= Faroese Confederation of Sports & Olympic Committee =

The Faroese Confederation of Sports & Olympic Committee (Faroese: Ítróttasamband Føroya) (abbreviated ÍSF or FCSOC) is the highest authority for sporting activity in the Faroe Islands. It oversees 24 sports associations and over 100 sports clubs for a population of 51,312.

== History ==
The Faroese Confederation of Sports was formed in 1939 and its Olympic Committee was added in 1982. In 2019 the Faroese Confederation of Sports celebrated its 80th anniversary.

== Structure ==
The FCSOC is run by an executive board consisting of:

- Elin Heðinsdóttir Joensen - President
- Jon Hestoy - Vice President
- John Kjær - member
- Schandorff Vang - member
- Sigurd Rasmussen - member
- Petur Mittún - Secretary General

== Responsibilities ==
FCSOC is funded by the Faroese Government and Ítróttarvedding (the Faroese Lottery). Most of FCSOC's budget is used to support the Faroe Islands’ 24 sports associations with over 100 sports clubs, ranging from grassroots clubs through to elite athletes, and anti-doping measures. It also leads the Faroe Islands campaign for Olympic recognition.

== Olympic Recognition ==
The Faroe Islands has been a self-governing region of the Kingdom of Denmark since 1948.

Currently, the only option its athletes have to compete in the Olympics is as part of the Danish National Olympic Committee.

The FCSOC is leading a campaign to get Olympic recognition for the Faroe Islands – an ambition the nation has held for more than 40 years.

Arguments for Olympic recognition include the fact that the Faroe Islands is:

- A founding member of the International Paralympic Committee and competed in every Paralympic Games since 1984, winning 13 medals
- Recognised in its own right by eight International Federations and competes in major championships in archery, badminton, football, handball, judo, swimming, table tennis and volleyball

At the political level the Faroe Islands:

- Has its own Parliament, language and controls all key domestic matters including education, tax, trade and fisheries
- Has its own flag and passport and is not part of the Schengen Area, unlike Denmark
- Is recognised by international organisations such as UNESCO and the International Maritime Organisation, among others
- Has the support of the Danish National Olympic Committee as well as other Nordic NOCs for its Olympic recognition campaign

The Faroe Islands has claimed it is in an “Olympic no-man’s land” where, for a few weeks every four years, its athletes have to compete under a different flag. It has called on the IOC to reconsider granting the Faroe Islands Olympic recognition.

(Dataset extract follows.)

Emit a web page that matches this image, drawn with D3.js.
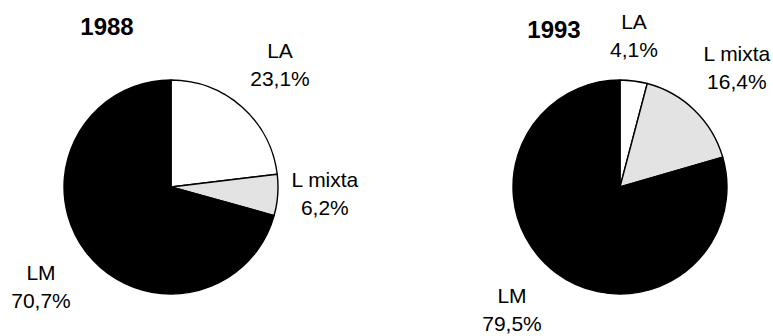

== Sport in the Faroe Islands ==
A third of Faroese people are registered members of sports clubs, and 86% of children actively participate in a sport.

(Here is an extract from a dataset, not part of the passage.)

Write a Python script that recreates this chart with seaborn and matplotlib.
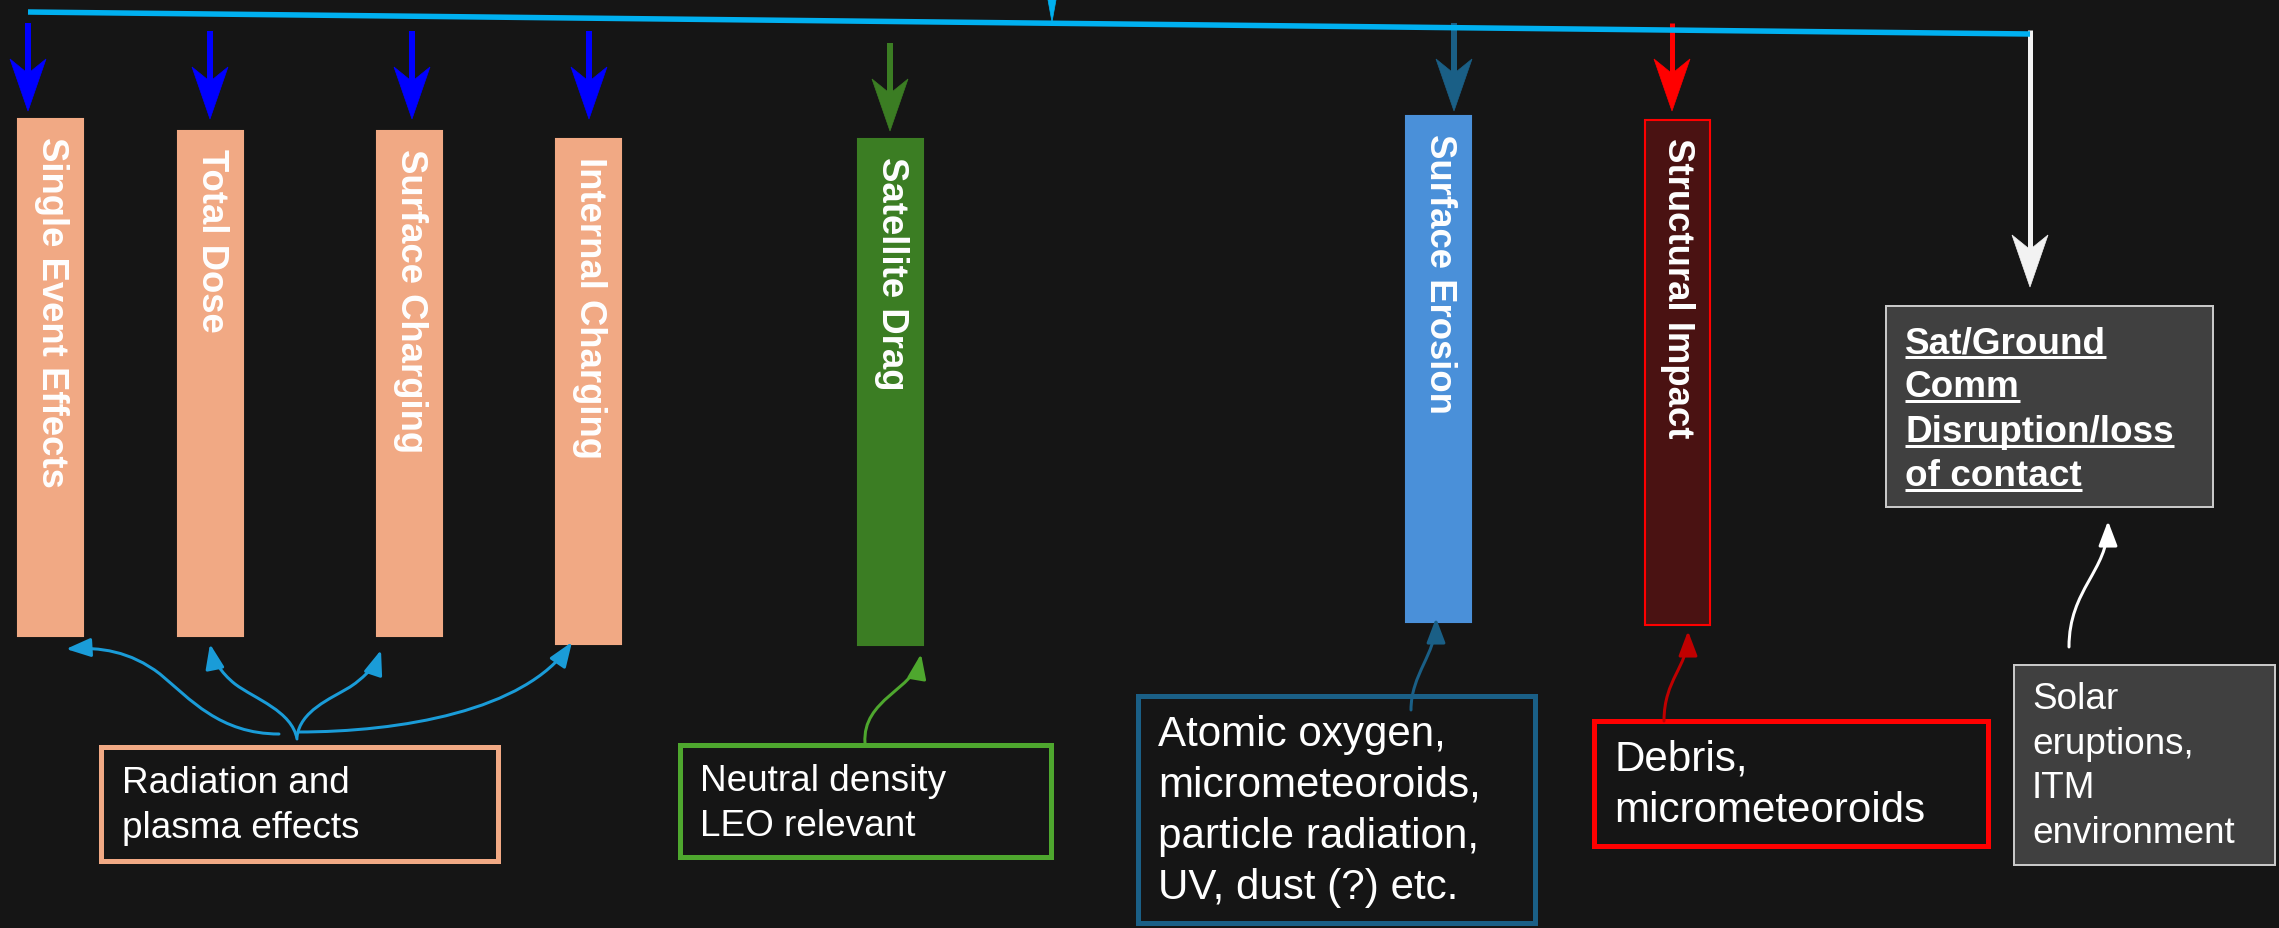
import matplotlib
matplotlib.use("Agg")
import matplotlib.pyplot as plt
import seaborn as sns
from matplotlib.patches import Rectangle, FancyArrowPatch, Polygon
from matplotlib.path import Path

# ---------------- data ----------------
effects = ["Single Event Effects", "Total Dose", "Surface Charging", "Internal Charging",
           "Satellite Drag", "Surface Erosion", "Structural Impact"]
bar_center = [50.5, 210.5, 409.5, 588.5, 890.5, 1438.5, 1677]
bar_top = [120, 132, 132, 140, 140, 117, 121]
bar_bottom = [637, 637, 637, 645, 646, 623, 626]

source_labels = [
    ["Radiation and", "plasma effects"],
    ["Neutral density", "LEO relevant"],
    ["Atomic oxygen,", "micrometeoroids,", "particle radiation,", "UV, dust (?) etc."],
    ["Debris,", "micrometeoroids"],
    ["Solar", "eruptions,", "ITM", "environment"],
]
comm_label = ["Sat/Ground", "Comm", "Disruption/loss", "of contact"]

# ---------------- style ----------------
BG = "#151515"
sns.set_theme(style="dark", rc={"figure.facecolor": BG, "axes.facecolor": BG})
plt.rcParams["font.family"] = ["Liberation Sans", "DejaVu Sans"]

SALMON = "#f1a984"
bar_fill = [SALMON, SALMON, SALMON, SALMON, "#3b7d23", "#4a90d9", "#4a1212"]
bar_edge = [SALMON, SALMON, SALMON, SALMON, "#3b7d23", "#4a90d9", "#ff0000"]

W, H = 2279, 929
fig = plt.figure(figsize=(W / 100, H / 100), dpi=100)
ax = fig.add_axes([0, 0, 1, 1])
ax.set_xlim(0, W)
ax.set_ylim(H, 0)
ax.axis("off")
ax.set_facecolor(BG)

PT = 0.72  # px -> pt at 100 dpi

# ---------------- bars ----------------
heights = [b - t for t, b in zip(bar_top, bar_bottom)]
ax.bar(bar_center, heights, bottom=bar_top, width=65, color=bar_fill,
       edgecolor=bar_edge, linewidth=1.5, zorder=3)
for cx, t, lab in zip(bar_center, bar_top, effects):
    ax.text(cx + 1, t + 17, lab, rotation=-90, ha="center", va="top",
            color="white", fontsize=26.3, fontweight="bold", zorder=4)


# ---------------- straight arrows ----------------
def stealth(x0, y0, x1, y1, color, lw_px=6, hl=52, hw=36, notch=0.72, z=5):
    import math
    dx, dy = x1 - x0, y1 - y0
    L = math.hypot(dx, dy)
    ux, uy = dx / L, dy / L
    nx, ny = -uy, ux
    bx, by = x1 - ux * hl, y1 - uy * hl
    kx, ky = x1 - ux * hl * notch, y1 - uy * hl * notch
    ax.plot([x0, kx], [y0, ky], color=color, lw=lw_px * PT,
            solid_capstyle="butt", zorder=z)
    poly = Polygon([(x1, y1), (bx + nx * hw / 2, by + ny * hw / 2), (kx, ky),
                    (bx - nx * hw / 2, by - ny * hw / 2)], closed=True,
                   facecolor=color, edgecolor=color, lw=0.5, zorder=z)
    ax.add_patch(poly)


# top distribution line
ax.plot([28, 2030], [13, 35], color="#00b0f0", lw=5.5 * PT, zorder=6,
        solid_capstyle="butt")
stealth(1052, -40, 1052, 23, "#00b0f0", lw_px=6, hl=55, hw=20)

for x, y0 in [(28, 24), (210, 32), (412, 32), (589, 32)]:
    stealth(x, y0, x, y0 + 88, "#0000ff")
stealth(890, 44, 890, 132, "#3b7d23")
stealth(1454, 24, 1454, 112, "#1a5f86")
stealth(1672, 24, 1672, 112, "#ff0000", lw_px=5)
stealth(2030, 31, 2030, 288, "#f2f2f2", lw_px=5)


# ---------------- curved arrows ----------------
def curve(verts, color, lw_px=3):
    codes = [Path.MOVETO] + [Path.CURVE4] * (len(verts) - 1)
    p = FancyArrowPatch(path=Path(verts, codes),
                        arrowstyle="-|>,head_length=1.0,head_width=0.38",
                        mutation_scale=15, color=color, lw=lw_px * PT,
                        shrinkA=0, shrinkB=0, zorder=5)
    ax.add_patch(p)


RB = "#1a9cd8"
curve([(279, 735), (220, 735), (190, 700), (160, 675),
       (130, 652), (100, 648), (66, 650)], RB)
curve([(297, 740), (292, 712), (255, 700), (235, 685),
       (220, 673), (213, 660), (210, 645)], RB)
curve([(297, 738), (300, 712), (330, 700), (350, 688),
       (365, 678), (376, 666), (381, 651)], RB)
curve([(298, 733), (400, 733), (525, 712), (572, 643)], RB)
curve([(865, 744), (862, 700), (915, 690), (921, 655)], "#4ea72e")
curve([(1411, 711), (1411, 675), (1436, 655), (1436, 619)], "#1a5f86")
curve([(1664, 722), (1664, 680), (1688, 668), (1688, 632)], "#c00000")
curve([(2069, 648), (2069, 590), (2108, 572), (2108, 522)], "#ffffff")

# ---------------- boxes ----------------
boxes = [  # x0, y0, x1, y1, edge, face, lw_px, text_x, first_baseline, line_step, fontsize
    (101, 748, 498, 862, SALMON, BG, 5, 122, 793, 45, 26.6),
    (680, 746, 1051, 858, "#4ea72e", BG, 5, 700, 791, 45, 26.6),
    (1138, 697, 1535, 924, "#1a5f86", BG, 5, 1158, 746, 51, 30.3),
    (1594, 722, 1988, 847, "#ff0000", BG, 5, 1614, 771, 51, 30.3),
    (2014, 666, 2275, 866, "#c8c8c8", "#404040", 2, 2032, 709, 44.7, 26.6),
]
for (x0, y0, x1, y1, ec, fc, lw, tx, by, step, fs), lines in zip(boxes, source_labels):
    ax.add_patch(Rectangle((x0, y0), x1 - x0, y1 - y0, facecolor=fc, edgecolor=ec,
                           lw=lw * PT, zorder=4))
    for i, ln in enumerate(lines):
        ax.text(tx, by + i * step, ln, color="white", fontsize=fs,
                ha="left", va="baseline", zorder=6)

# communication box (bold, underlined)
ax.add_patch(Rectangle((1886, 307), 2213 - 1886, 508 - 307, facecolor="#404040",
                       edgecolor="#c8c8c8", lw=2 * PT, zorder=4))
comm_texts = []
for i, ln in enumerate(comm_label):
    t = ax.text(1905, 353 + i * 44.3, ln, color="white", fontsize=26.6,
                fontweight="bold", ha="left", va="baseline", zorder=6)
    comm_texts.append(t)
fig.canvas.draw()
r = fig.canvas.get_renderer()
inv = ax.transData.inverted()
for i, t in enumerate(comm_texts):
    bb = t.get_window_extent(renderer=r)
    (xa, _), (xb, _) = inv.transform([(bb.x0, bb.y0), (bb.x1, bb.y0)])
    yb = 353 + i * 44.3 + 5
    ax.plot([xa, xb], [yb, yb], color="white", lw=3 * PT, zorder=6,
            solid_capstyle="butt")

fig.savefig("out.png", dpi=100, facecolor=BG)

Sport is privately funded.

== Athletes and Sporting Achievements ==
The Faroe Islands has, and continues to, produce world class athletes. These include:

Pál Joensen, three times gold medal winner at 2008 European Junior Championships in Belgrade [400m, 800m and 1500m], silver medallist in 2010 European Championships in Belgrade [1500m], bronze medallist at 2012 FINA World Swimming Championships Short Course [1500m], silver medallist at 2013 European Short Course Championships [1500m], twice silver medallist at 2014 European Championships [800m and 1500m] and 4th at 2014 FINA World Swimming Championships [1500m]. Pál Joensen competed at the London 2012 and Rio 2016 for Denmark.

Katrin Olsen, silver medallist at the Rowing World Championships 2005 and 2006 and competed at the Beijing 2008 Olympics for Denmark.

Jens Kristian Dam, 2018 World Indoor Rowing Champion

Sverri Nielsen, 2nd in the men's single sculls at the 2019 World Rowing Championships in Ottensheim, Austria where he qualified a berth for Denmark at the 2020 Summer Olympics.

Men's Football, since joining FIFA in 1988, Faroe Islands has beaten Greece and Austria, and finished above Latvia and Andorra in its 2018 FIFA World Cup qualification group

Men's U21 Handball, competed in 2017 World Junior Handball Championships, finishing 16th in the 24 team tournament

Men's U17 Handball, won the European Handball Federation 2019 Men's European Open 17 in Gothenburg, beating hosts Sweden 36–29 in the final.